Instruction:
All lines in the data bearing the string "this" should be identified and copied.

----------

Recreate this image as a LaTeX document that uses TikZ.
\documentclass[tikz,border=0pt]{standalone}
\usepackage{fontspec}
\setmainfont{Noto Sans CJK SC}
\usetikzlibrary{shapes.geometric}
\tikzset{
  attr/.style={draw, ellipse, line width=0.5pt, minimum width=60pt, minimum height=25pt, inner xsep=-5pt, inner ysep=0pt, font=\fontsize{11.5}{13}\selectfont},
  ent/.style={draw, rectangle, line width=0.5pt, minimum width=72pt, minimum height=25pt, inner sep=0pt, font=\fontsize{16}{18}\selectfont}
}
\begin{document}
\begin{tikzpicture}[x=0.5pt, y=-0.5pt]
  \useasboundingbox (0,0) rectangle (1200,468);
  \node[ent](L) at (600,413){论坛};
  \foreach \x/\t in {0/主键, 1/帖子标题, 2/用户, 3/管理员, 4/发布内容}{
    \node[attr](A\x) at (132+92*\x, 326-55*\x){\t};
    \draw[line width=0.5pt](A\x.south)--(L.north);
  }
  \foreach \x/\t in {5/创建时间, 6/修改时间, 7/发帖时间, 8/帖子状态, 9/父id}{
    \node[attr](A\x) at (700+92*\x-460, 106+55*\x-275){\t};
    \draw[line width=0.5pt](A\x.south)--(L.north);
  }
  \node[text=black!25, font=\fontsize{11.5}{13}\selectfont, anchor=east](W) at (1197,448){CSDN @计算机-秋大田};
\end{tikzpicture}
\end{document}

----------

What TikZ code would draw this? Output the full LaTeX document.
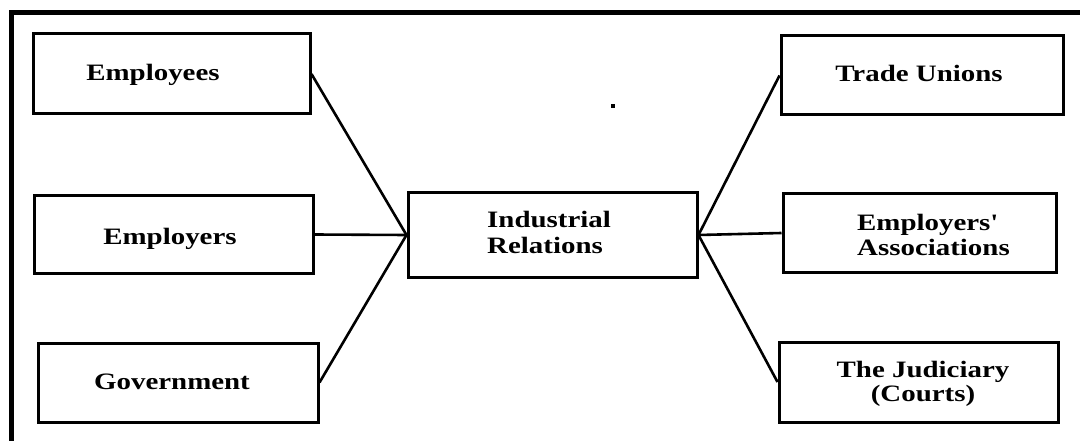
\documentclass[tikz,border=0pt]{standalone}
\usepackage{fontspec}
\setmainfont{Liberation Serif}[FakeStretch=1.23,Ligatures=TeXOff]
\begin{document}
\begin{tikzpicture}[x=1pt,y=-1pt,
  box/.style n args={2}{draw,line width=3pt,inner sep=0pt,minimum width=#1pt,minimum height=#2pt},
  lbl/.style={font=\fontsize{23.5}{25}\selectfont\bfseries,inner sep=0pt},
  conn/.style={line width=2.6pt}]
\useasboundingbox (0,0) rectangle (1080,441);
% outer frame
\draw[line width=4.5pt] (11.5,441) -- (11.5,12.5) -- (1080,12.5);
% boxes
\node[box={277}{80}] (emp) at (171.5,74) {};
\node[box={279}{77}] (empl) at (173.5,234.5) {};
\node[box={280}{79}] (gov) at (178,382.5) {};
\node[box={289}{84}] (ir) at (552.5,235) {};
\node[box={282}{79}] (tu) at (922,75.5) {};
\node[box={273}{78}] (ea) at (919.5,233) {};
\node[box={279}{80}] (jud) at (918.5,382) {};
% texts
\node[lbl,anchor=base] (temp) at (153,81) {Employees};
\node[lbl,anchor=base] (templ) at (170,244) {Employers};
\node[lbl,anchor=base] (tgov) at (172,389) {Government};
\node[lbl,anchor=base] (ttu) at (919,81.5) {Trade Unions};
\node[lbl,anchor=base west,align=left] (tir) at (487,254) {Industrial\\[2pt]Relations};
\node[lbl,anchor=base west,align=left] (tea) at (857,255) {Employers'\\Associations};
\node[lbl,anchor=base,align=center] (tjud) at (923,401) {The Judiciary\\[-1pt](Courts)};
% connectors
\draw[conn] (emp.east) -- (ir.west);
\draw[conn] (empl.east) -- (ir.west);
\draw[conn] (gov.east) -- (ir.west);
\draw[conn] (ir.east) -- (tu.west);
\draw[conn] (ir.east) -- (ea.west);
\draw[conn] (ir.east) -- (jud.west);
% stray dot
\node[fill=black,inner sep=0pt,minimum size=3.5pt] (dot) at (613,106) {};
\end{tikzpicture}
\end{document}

----------

Exercise result:
Recreate this image as a LaTeX document that uses TikZ.
What TikZ code would draw this? Output the full LaTeX document.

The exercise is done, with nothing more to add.